If the channel is configured as a digital output, a position value less than 6000 means the Maestro is driving the line low, while a position value of 6000 or greater means the Maestro is driving the line high.
If the channel is configured as an input, the position represents the voltage measured on the channel. The inputs on channels 0–11 are analog: their values range from 0 to 1023, representing voltages from 0 to 5 V. The inputs on channels 12–23 are digital: their values are either exactly 0 or exactly 1023.

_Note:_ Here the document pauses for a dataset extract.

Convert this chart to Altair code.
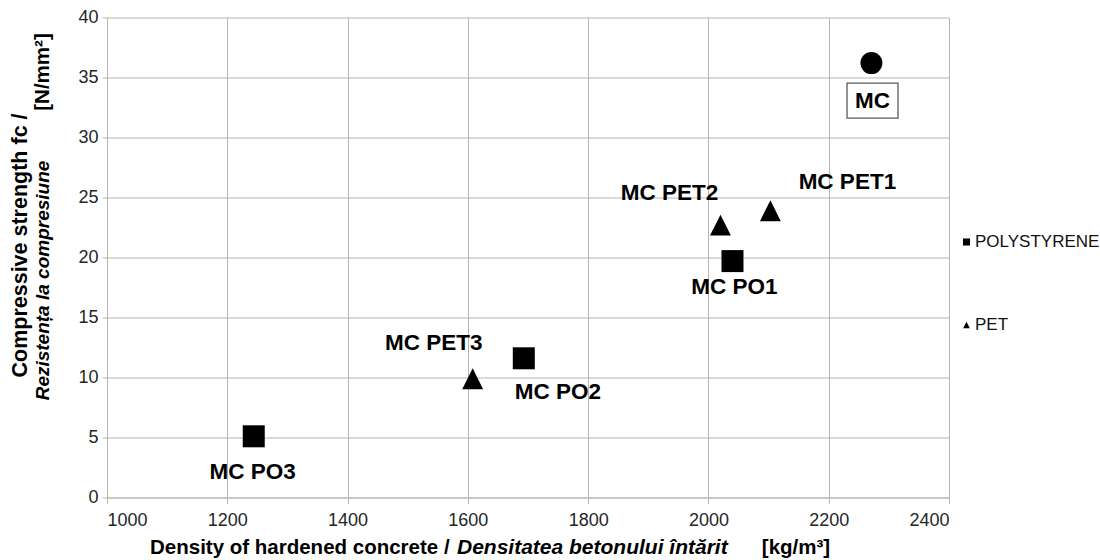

Note that the formatting of the position in this command differs from the target/speed/acceleration formatting in the other commands. Since there is no restriction on the high bit, the position is formatted as a standard little-endian two-byte unsigned integer. For example, a position of 2567 corresponds to a response 0x07, 0x0A.
Note that the position value returned by this command is equal to four times the number displayed in the Position box in the Status tab of the Maestro Control Center.
Get Moving State
Compact protocol: 0x93
This command is used to determine whether the servo outputs have reached their targets or are still changing and will return 1 as long as there is at least one servo that is limited by a speed or acceleration setting still moving. Using this command together with the Set Target command, you can initiate several servo movements and wait for all the movements to finish before moving on to the next step of your program.
Compact protocol: 0xA1
Use this command to examine the errors that the Maestro has detected. Section 4.b lists the specific errors that can be detected by the Maestro. The error register is sent as a two-byte response immediately after the command is received, then all the error bits are cleared. For most applications using serial control, it is a good idea to check errors continuously and take appropriate action if errors occur.
Compact protocol: 0xA2
This command sends all servos and outputs to their home positions, just as if an error had occurred. For servos and outputs set to “Ignore”, the position will be unchanged.
Note: For servos marked “Off”, if you execute a Set Target command immediately after Go Home, it will appear that the servo is not obeying speed and acceleration limits. In fact, as soon as the servo is turned off, the Maestro has no way of knowing where it is, so it will immediately move to any new target. Subsequent target commands will function normally.